* **TASK TO CARRY OUT**
Skip all pictures. Write out the data below from its first line through the line that contains "(2, 1.5)), zorder=4)".

* **SOURCE EXCERPT**
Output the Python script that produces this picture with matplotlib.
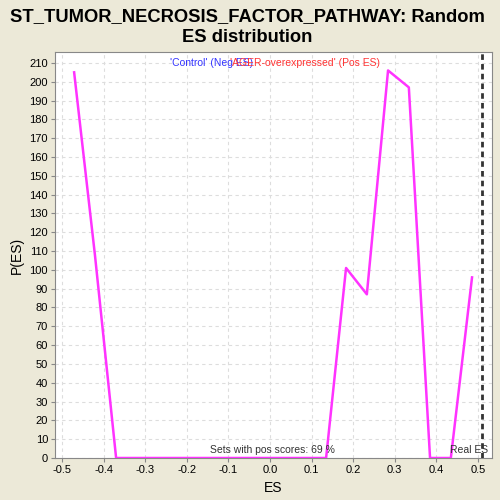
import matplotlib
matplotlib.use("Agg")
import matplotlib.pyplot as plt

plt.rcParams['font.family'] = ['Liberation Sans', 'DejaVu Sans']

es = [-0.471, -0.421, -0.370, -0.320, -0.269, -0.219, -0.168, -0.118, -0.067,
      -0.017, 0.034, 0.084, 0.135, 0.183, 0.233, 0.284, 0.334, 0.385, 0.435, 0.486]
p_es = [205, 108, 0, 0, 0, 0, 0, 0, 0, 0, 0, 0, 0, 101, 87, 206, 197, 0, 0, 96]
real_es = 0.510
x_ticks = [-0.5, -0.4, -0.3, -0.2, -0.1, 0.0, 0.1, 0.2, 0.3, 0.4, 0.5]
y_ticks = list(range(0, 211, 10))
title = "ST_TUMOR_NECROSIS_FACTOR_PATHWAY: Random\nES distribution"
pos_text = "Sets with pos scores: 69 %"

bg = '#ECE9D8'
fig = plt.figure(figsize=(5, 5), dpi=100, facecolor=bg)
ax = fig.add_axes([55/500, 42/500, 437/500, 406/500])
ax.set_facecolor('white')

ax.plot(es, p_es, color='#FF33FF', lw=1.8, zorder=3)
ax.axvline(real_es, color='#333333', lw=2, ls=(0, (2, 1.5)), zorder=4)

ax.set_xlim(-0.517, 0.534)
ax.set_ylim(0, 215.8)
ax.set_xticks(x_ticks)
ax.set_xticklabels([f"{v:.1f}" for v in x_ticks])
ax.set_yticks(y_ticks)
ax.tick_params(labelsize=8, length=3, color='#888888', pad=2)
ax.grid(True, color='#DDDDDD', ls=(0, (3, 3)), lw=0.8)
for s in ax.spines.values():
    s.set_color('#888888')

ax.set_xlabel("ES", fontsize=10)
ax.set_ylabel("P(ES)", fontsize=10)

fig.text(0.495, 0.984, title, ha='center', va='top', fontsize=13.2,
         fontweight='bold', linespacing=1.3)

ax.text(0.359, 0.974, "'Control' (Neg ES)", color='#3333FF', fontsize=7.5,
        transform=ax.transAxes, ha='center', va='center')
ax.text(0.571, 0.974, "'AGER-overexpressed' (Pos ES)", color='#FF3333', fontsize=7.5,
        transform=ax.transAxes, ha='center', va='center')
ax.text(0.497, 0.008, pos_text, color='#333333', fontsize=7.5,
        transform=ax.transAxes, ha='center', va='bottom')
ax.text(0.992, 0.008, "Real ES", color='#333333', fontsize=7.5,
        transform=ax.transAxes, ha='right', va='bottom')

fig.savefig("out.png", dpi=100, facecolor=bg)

* **OUTPUT FOR THIS EXERCISE**
Output the Python script that produces this picture with matplotlib.
import matplotlib
matplotlib.use("Agg")
import matplotlib.pyplot as plt

plt.rcParams['font.family'] = ['Liberation Sans', 'DejaVu Sans']

es = [-0.471, -0.421, -0.370, -0.320, -0.269, -0.219, -0.168, -0.118, -0.067,
      -0.017, 0.034, 0.084, 0.135, 0.183, 0.233, 0.284, 0.334, 0.385, 0.435, 0.486]
p_es = [205, 108, 0, 0, 0, 0, 0, 0, 0, 0, 0, 0, 0, 101, 87, 206, 197, 0, 0, 96]
real_es = 0.510
x_ticks = [-0.5, -0.4, -0.3, -0.2, -0.1, 0.0, 0.1, 0.2, 0.3, 0.4, 0.5]
y_ticks = list(range(0, 211, 10))
title = "ST_TUMOR_NECROSIS_FACTOR_PATHWAY: Random\nES distribution"
pos_text = "Sets with pos scores: 69 %"

bg = '#ECE9D8'
fig = plt.figure(figsize=(5, 5), dpi=100, facecolor=bg)
ax = fig.add_axes([55/500, 42/500, 437/500, 406/500])
ax.set_facecolor('white')

ax.plot(es, p_es, color='#FF33FF', lw=1.8, zorder=3)
ax.axvline(real_es, color='#333333', lw=2, ls=(0, (2, 1.5)), zorder=4)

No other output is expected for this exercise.